↓↓↓

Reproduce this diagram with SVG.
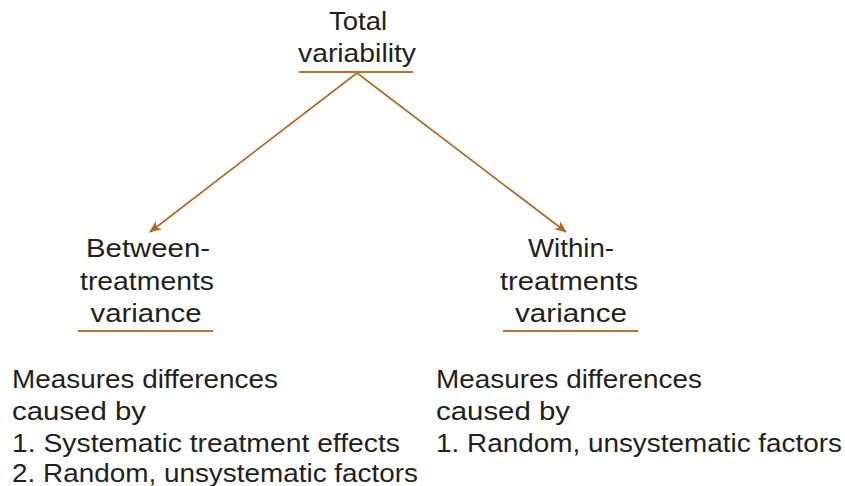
<svg xmlns="http://www.w3.org/2000/svg" width="845" height="486" viewBox="0 0 845 486">
<defs>
<style>
text{font-family:"Liberation Sans","DejaVu Sans",sans-serif;font-size:25px;fill:#231f20}
.c{text-anchor:middle}
.u{stroke:#c0702a;stroke-width:2}
.e{stroke:#b5651d;stroke-width:1.6;fill:none}
</style>
<marker id="ah" markerWidth="12" markerHeight="10" refX="11" refY="5" orient="auto" markerUnits="userSpaceOnUse">
<path d="M0,0 L12,5 L0,10 L3,5 Z" fill="#b5651d"/>
</marker>
</defs>
<rect width="845" height="486" fill="#fff"/>
<g id="connectors">
<line class="e" x1="357" y1="73" x2="150" y2="232" marker-end="url(#ah)"/>
<line class="e" x1="357" y1="73" x2="566" y2="232" marker-end="url(#ah)"/>
</g>
<g id="total">
<text class="c" x="358" y="30" textLength="58" lengthAdjust="spacingAndGlyphs">Total</text>
<text class="c" x="357" y="62" textLength="118" lengthAdjust="spacingAndGlyphs">variability</text>
<line class="u" x1="299" y1="72" x2="413" y2="72"/>
</g>
<g id="between">
<text class="c" x="148" y="257" textLength="124" lengthAdjust="spacingAndGlyphs">Between-</text>
<text class="c" x="147" y="290" textLength="134" lengthAdjust="spacingAndGlyphs">treatments</text>
<text class="c" x="146" y="322" textLength="111" lengthAdjust="spacingAndGlyphs">variance</text>
<line class="u" x1="78" y1="331" x2="213" y2="331"/>
</g>
<g id="within">
<text class="c" x="571" y="257" textLength="86" lengthAdjust="spacingAndGlyphs">Within-</text>
<text class="c" x="569" y="290" textLength="138" lengthAdjust="spacingAndGlyphs">treatments</text>
<text class="c" x="571" y="322" textLength="112" lengthAdjust="spacingAndGlyphs">variance</text>
<line class="u" x1="503" y1="331" x2="638" y2="331"/>
</g>
<g id="between-desc">
<text x="12" y="388" textLength="266" lengthAdjust="spacingAndGlyphs">Measures differences</text>
<text x="12" y="420" textLength="134" lengthAdjust="spacingAndGlyphs">caused by</text>
<text x="12" y="452" textLength="388" lengthAdjust="spacingAndGlyphs">1. Systematic treatment effects</text>
<text x="12" y="482" textLength="406" lengthAdjust="spacingAndGlyphs">2. Random, unsystematic factors</text>
</g>
<g id="within-desc">
<text x="436" y="388" textLength="266" lengthAdjust="spacingAndGlyphs">Measures differences</text>
<text x="436" y="420" textLength="134" lengthAdjust="spacingAndGlyphs">caused by</text>
<text x="436" y="452" textLength="406" lengthAdjust="spacingAndGlyphs">1. Random, unsystematic factors</text>
</g>
</svg>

↑↑↑

> [Exercise description]: Set down the material above as is, without any pictures.

> [Answer to the exercise]:
Reproduce this diagram with SVG.
<svg xmlns="http://www.w3.org/2000/svg" width="845" height="486" viewBox="0 0 845 486">
<defs>
<style>
text{font-family:"Liberation Sans","DejaVu Sans",sans-serif;font-size:25px;fill:#231f20}
.c{text-anchor:middle}
.u{stroke:#c0702a;stroke-width:2}
.e{stroke:#b5651d;stroke-width:1.6;fill:none}
</style>
<marker id="ah" markerWidth="12" markerHeight="10" refX="11" refY="5" orient="auto" markerUnits="userSpaceOnUse">
<path d="M0,0 L12,5 L0,10 L3,5 Z" fill="#b5651d"/>
</marker>
</defs>
<rect width="845" height="486" fill="#fff"/>
<g id="connectors">
<line class="e" x1="357" y1="73" x2="150" y2="232" marker-end="url(#ah)"/>
<line class="e" x1="357" y1="73" x2="566" y2="232" marker-end="url(#ah)"/>
</g>
<g id="total">
<text class="c" x="358" y="30" textLength="58" lengthAdjust="spacingAndGlyphs">Total</text>
<text class="c" x="357" y="62" textLength="118" lengthAdjust="spacingAndGlyphs">variability</text>
<line class="u" x1="299" y1="72" x2="413" y2="72"/>
</g>
<g id="between">
<text class="c" x="148" y="257" textLength="124" lengthAdjust="spacingAndGlyphs">Between-</text>
<text class="c" x="147" y="290" textLength="134" lengthAdjust="spacingAndGlyphs">treatments</text>
<text class="c" x="146" y="322" textLength="111" lengthAdjust="spacingAndGlyphs">variance</text>
<line class="u" x1="78" y1="331" x2="213" y2="331"/>
</g>
<g id="within">
<text class="c" x="571" y="257" textLength="86" lengthAdjust="spacingAndGlyphs">Within-</text>
<text class="c" x="569" y="290" textLength="138" lengthAdjust="spacingAndGlyphs">treatments</text>
<text class="c" x="571" y="322" textLength="112" lengthAdjust="spacingAndGlyphs">variance</text>
<line class="u" x1="503" y1="331" x2="638" y2="331"/>
</g>
<g id="between-desc">
<text x="12" y="388" textLength="266" lengthAdjust="spacingAndGlyphs">Measures differences</text>
<text x="12" y="420" textLength="134" lengthAdjust="spacingAndGlyphs">caused by</text>
<text x="12" y="452" textLength="388" lengthAdjust="spacingAndGlyphs">1. Systematic treatment effects</text>
<text x="12" y="482" textLength="406" lengthAdjust="spacingAndGlyphs">2. Random, unsystematic factors</text>
</g>
<g id="within-desc">
<text x="436" y="388" textLength="266" lengthAdjust="spacingAndGlyphs">Measures differences</text>
<text x="436" y="420" textLength="134" lengthAdjust="spacingAndGlyphs">caused by</text>
<text x="436" y="452" textLength="406" lengthAdjust="spacingAndGlyphs">1. Random, unsystematic factors</text>
</g>
</svg>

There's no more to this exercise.